As I get older, the significance of generations for understanding social life becomes more and more striking. When I was young, I only had a couple of decades of my own life: everything was new and exciting and many of the old ideas given to me by my elders had to be rejected—this was by now the 1968 generation of baby boomers after all. But now I have nearly seven decades to incorporate. And so, whilst I am still very excited by the new, I can also sense clearly just how the very new so soon becomes the very old. And the very old is soon forgotten. When I started my research, I was active in the (rapidly and now very long defunct) Gay Liberation Front; these were probably the pivotal moments of my life. Gagnon and Simon’s Sexual Conduct was published in 1973, and Foucault’s History of Sexuality in 1976. During the research there developed the famous feminist “sex wars”—linked ultimately to the Columbia Conference and Carole Vance’s collection Pleasure and Danger (1984). Shortly after my research ended, in 1981, AIDS came to thwart, haunt us, and change sexual meaning forever.

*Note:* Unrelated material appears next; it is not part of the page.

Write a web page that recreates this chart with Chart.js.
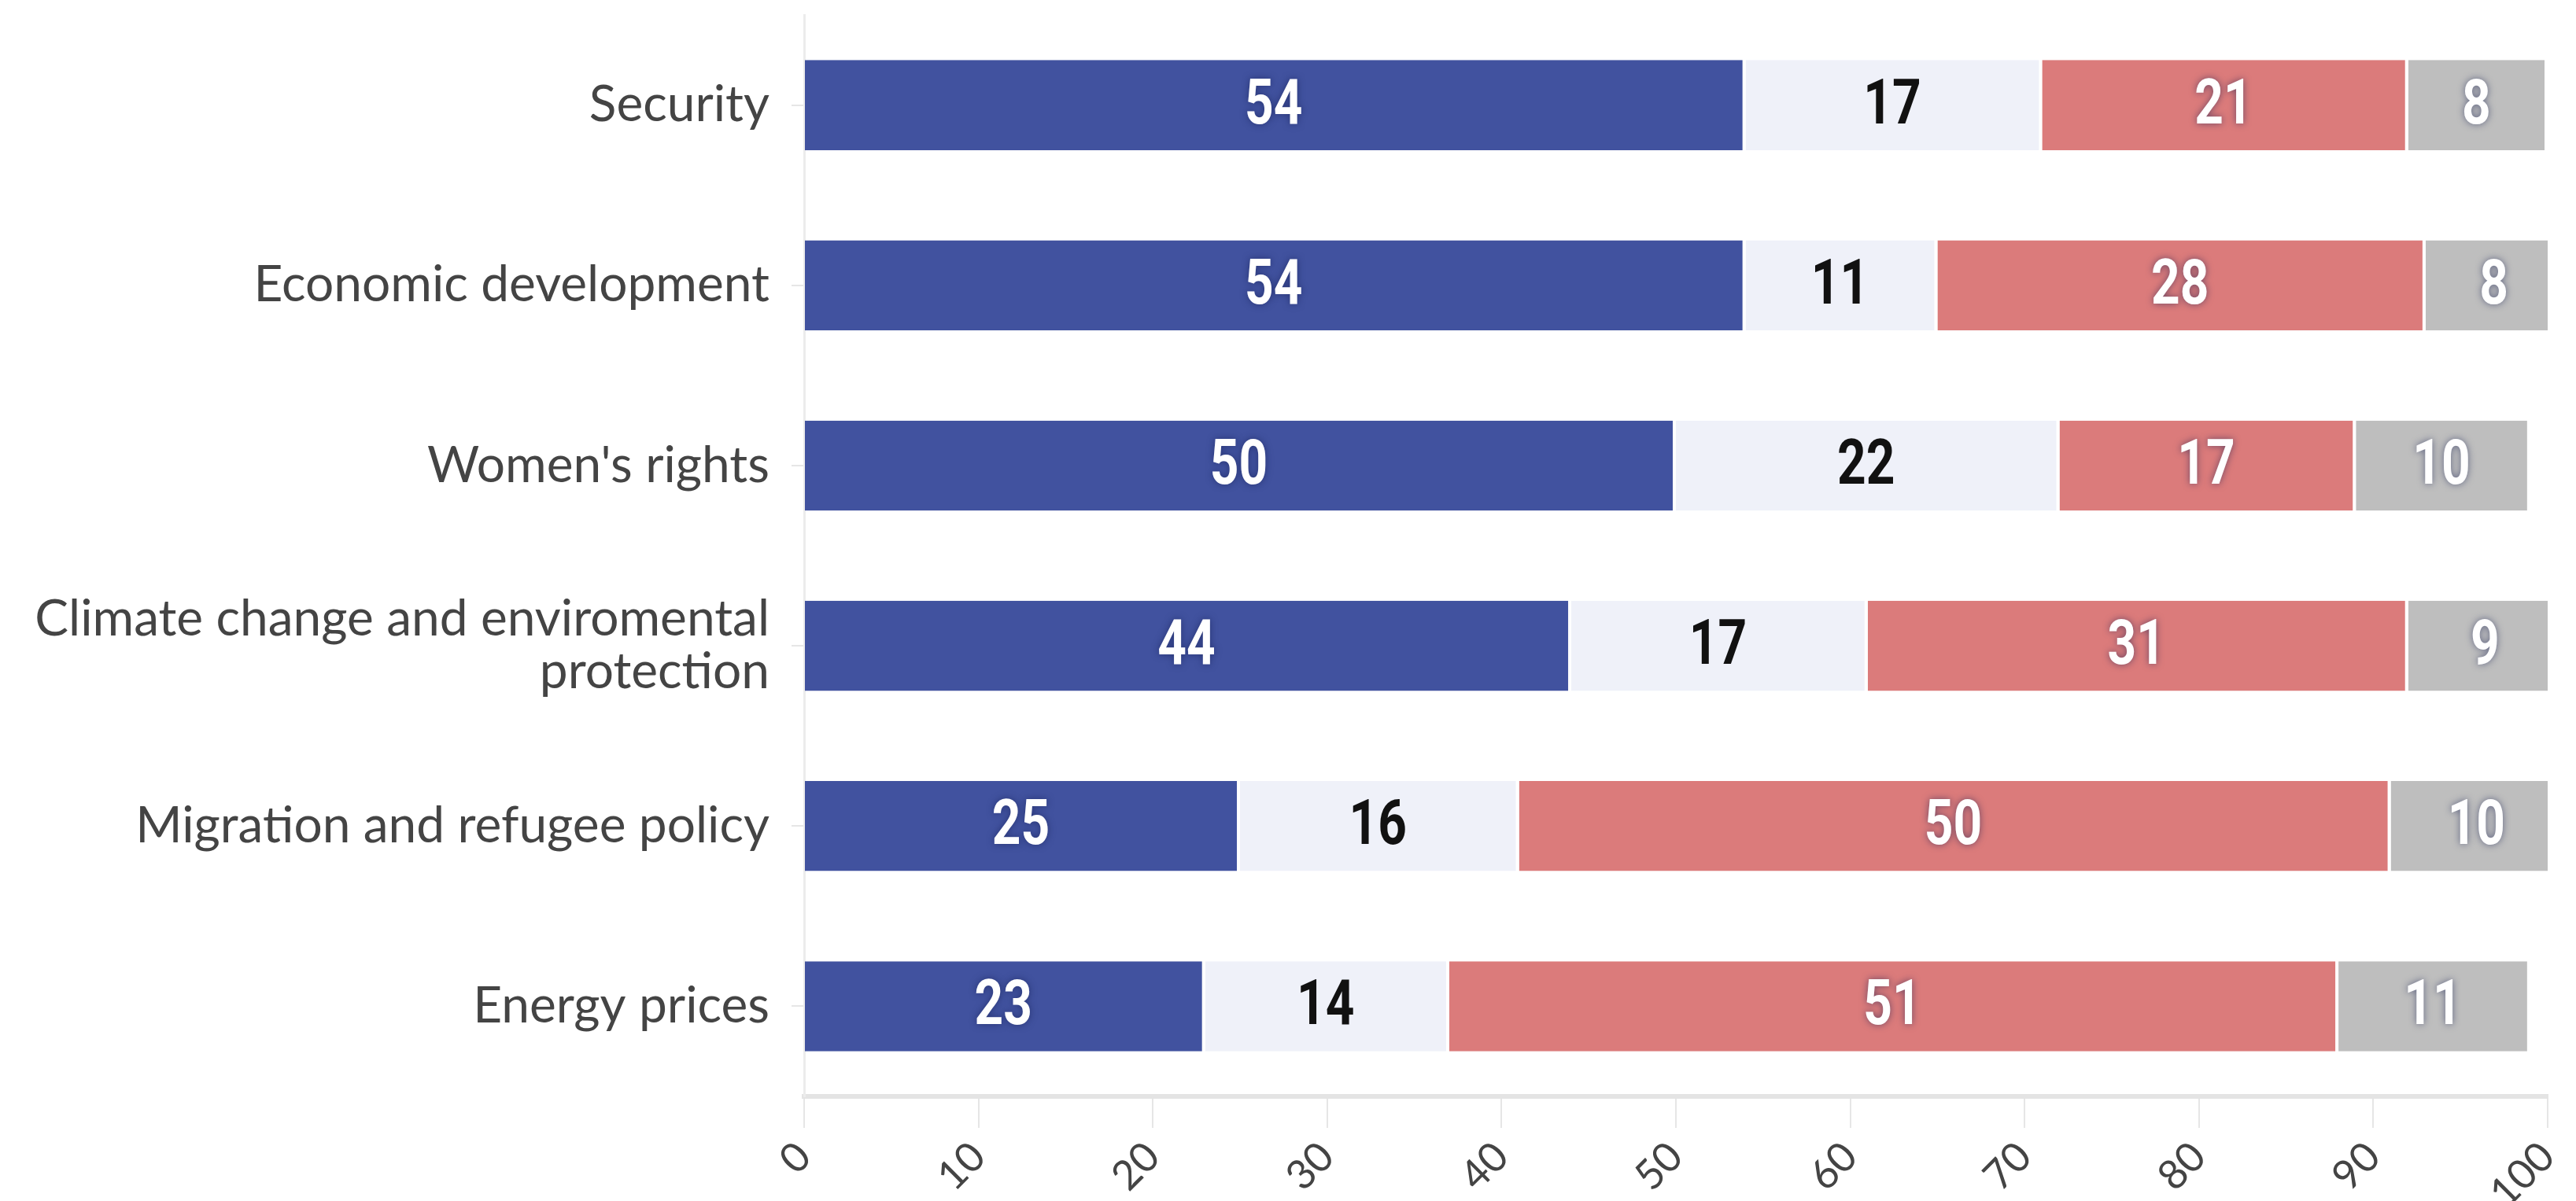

Queer theory did not arrive till a full decade later—at roughly the same time as computers became widespread (but long before the Internet). At the same time, in a good number of countries around the world, “homosexuality” became legitimized through anti-discrimination laws and ultimately marriage. Same-sex relations became part of a world agenda as the world has changed. All of this is now a generation or three away from me, but it does not die. It lives on in my generation and me in the present moment. We cannot unlive this and, for a short while before we die, we are the carriers of history. And now in 2014 the world I live in is very different indeed from the world of my research. New generations are possibly surprised when they read Jeffrey Weeks’ book The World We Have Won (2007), where he traces the history of gay change and liberation in England over his life (which roughly parallels mine) and sees profoundly positive changes that have transformed sexual possibilities. Indeed, we have both witnessed this change over the short span of 60 years of our lives. The sexual world has indeed changed massively over the past half century and each generation brings different understandings to this complicated whole.